Data excerpt:

--------------------

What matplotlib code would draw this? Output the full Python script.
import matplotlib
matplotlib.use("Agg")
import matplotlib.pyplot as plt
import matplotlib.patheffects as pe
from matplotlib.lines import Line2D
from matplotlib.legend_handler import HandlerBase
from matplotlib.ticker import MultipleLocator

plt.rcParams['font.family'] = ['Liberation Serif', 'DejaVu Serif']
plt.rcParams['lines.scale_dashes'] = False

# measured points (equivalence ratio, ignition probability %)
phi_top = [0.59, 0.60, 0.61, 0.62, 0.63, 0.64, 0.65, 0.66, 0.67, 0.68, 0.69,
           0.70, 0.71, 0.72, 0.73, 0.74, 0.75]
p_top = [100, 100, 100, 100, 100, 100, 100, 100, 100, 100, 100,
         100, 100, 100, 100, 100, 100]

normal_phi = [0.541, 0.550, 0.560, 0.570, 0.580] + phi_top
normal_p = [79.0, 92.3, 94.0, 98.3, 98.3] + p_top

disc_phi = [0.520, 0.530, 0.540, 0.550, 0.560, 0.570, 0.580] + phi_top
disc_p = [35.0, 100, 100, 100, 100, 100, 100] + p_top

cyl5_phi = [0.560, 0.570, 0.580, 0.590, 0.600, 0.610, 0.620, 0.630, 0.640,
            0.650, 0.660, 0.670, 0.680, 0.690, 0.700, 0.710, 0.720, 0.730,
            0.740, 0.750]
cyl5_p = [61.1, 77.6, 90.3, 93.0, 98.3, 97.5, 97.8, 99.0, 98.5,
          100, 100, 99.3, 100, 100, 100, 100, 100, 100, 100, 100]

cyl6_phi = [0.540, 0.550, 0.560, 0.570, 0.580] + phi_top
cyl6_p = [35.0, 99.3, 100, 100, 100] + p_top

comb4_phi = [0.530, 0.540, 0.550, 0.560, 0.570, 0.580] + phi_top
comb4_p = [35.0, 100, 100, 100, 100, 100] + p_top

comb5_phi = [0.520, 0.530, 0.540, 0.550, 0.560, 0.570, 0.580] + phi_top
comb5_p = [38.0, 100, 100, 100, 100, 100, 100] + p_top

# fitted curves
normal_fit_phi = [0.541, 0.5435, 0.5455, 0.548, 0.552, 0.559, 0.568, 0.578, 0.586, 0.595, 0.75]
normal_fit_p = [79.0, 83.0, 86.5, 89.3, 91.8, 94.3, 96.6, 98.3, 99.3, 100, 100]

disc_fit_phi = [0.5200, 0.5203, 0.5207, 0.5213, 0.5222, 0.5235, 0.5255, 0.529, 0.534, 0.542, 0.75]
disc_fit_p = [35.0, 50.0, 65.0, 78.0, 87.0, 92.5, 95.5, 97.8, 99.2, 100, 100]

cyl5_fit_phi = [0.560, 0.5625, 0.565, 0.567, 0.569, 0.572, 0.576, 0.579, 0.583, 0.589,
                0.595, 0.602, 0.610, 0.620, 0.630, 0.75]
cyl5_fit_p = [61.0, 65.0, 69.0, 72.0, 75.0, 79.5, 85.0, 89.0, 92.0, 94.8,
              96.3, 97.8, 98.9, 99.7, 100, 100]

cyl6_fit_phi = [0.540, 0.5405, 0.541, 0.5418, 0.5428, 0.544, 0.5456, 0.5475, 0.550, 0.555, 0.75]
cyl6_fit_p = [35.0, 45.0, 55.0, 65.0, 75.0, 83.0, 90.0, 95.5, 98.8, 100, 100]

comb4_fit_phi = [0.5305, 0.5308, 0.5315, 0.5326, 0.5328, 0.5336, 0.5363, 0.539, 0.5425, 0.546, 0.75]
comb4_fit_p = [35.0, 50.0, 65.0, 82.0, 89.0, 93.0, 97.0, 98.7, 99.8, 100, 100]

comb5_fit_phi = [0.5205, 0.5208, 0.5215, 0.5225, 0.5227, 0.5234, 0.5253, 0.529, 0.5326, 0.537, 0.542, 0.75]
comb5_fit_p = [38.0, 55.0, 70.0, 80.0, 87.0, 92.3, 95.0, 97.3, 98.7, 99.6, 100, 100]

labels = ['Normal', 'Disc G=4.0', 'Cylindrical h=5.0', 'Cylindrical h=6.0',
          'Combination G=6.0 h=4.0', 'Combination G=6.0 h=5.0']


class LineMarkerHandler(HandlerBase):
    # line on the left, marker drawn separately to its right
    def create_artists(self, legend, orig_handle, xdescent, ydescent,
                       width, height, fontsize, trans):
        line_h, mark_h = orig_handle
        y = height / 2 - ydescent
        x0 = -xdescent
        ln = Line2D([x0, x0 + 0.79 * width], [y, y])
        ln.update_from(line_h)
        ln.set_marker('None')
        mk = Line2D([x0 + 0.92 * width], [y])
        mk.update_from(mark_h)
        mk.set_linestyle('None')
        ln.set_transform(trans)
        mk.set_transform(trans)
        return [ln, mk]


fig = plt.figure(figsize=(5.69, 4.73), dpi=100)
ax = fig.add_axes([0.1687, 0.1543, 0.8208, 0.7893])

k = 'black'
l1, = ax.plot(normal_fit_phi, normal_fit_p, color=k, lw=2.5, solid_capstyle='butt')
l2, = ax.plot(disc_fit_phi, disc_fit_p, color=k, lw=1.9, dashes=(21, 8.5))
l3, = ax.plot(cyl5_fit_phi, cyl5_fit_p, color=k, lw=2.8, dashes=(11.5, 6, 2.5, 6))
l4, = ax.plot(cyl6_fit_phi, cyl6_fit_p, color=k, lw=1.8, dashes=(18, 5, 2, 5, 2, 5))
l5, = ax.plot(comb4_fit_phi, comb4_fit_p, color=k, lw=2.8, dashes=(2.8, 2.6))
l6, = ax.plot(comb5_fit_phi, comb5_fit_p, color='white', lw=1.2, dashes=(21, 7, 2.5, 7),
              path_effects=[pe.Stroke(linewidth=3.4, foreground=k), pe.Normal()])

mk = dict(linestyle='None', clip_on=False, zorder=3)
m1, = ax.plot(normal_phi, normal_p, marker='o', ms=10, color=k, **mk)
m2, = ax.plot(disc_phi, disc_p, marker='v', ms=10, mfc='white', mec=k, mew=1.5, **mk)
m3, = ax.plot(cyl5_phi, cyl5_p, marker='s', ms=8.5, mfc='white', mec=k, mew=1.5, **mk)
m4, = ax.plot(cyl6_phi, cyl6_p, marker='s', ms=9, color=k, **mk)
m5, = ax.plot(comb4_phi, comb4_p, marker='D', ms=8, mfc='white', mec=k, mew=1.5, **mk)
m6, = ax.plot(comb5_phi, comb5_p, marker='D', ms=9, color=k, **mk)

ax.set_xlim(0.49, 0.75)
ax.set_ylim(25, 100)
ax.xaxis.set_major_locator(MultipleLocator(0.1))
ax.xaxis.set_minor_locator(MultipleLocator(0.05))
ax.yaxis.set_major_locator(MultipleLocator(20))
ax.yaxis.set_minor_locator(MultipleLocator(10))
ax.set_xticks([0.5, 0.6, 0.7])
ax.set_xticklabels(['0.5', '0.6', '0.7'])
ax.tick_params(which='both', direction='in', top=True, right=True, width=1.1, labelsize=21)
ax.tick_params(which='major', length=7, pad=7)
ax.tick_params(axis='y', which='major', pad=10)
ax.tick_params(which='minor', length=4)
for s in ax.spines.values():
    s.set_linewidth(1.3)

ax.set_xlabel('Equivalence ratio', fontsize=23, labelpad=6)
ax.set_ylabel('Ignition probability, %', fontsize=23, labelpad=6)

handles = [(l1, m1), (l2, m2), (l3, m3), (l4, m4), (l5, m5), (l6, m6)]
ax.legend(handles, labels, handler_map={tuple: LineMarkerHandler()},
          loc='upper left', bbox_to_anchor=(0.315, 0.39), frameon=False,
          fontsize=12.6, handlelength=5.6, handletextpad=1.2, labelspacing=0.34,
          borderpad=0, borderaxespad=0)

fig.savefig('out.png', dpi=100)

--------------------

Exercise: Take the lines above from the first through the one containing "disc_p = [35.0, 100, 100, 100, 100, 100, 100]" and reproduce them exactly; include nothing else.

Written answer:
What matplotlib code would draw this? Output the full Python script.
import matplotlib
matplotlib.use("Agg")
import matplotlib.pyplot as plt
import matplotlib.patheffects as pe
from matplotlib.lines import Line2D
from matplotlib.legend_handler import HandlerBase
from matplotlib.ticker import MultipleLocator

plt.rcParams['font.family'] = ['Liberation Serif', 'DejaVu Serif']
plt.rcParams['lines.scale_dashes'] = False

# measured points (equivalence ratio, ignition probability %)
phi_top = [0.59, 0.60, 0.61, 0.62, 0.63, 0.64, 0.65, 0.66, 0.67, 0.68, 0.69,
           0.70, 0.71, 0.72, 0.73, 0.74, 0.75]
p_top = [100, 100, 100, 100, 100, 100, 100, 100, 100, 100, 100,
         100, 100, 100, 100, 100, 100]

normal_phi = [0.541, 0.550, 0.560, 0.570, 0.580] + phi_top
normal_p = [79.0, 92.3, 94.0, 98.3, 98.3] + p_top

disc_phi = [0.520, 0.530, 0.540, 0.550, 0.560, 0.570, 0.580] + phi_top
disc_p = [35.0, 100, 100, 100, 100, 100, 100] + p_top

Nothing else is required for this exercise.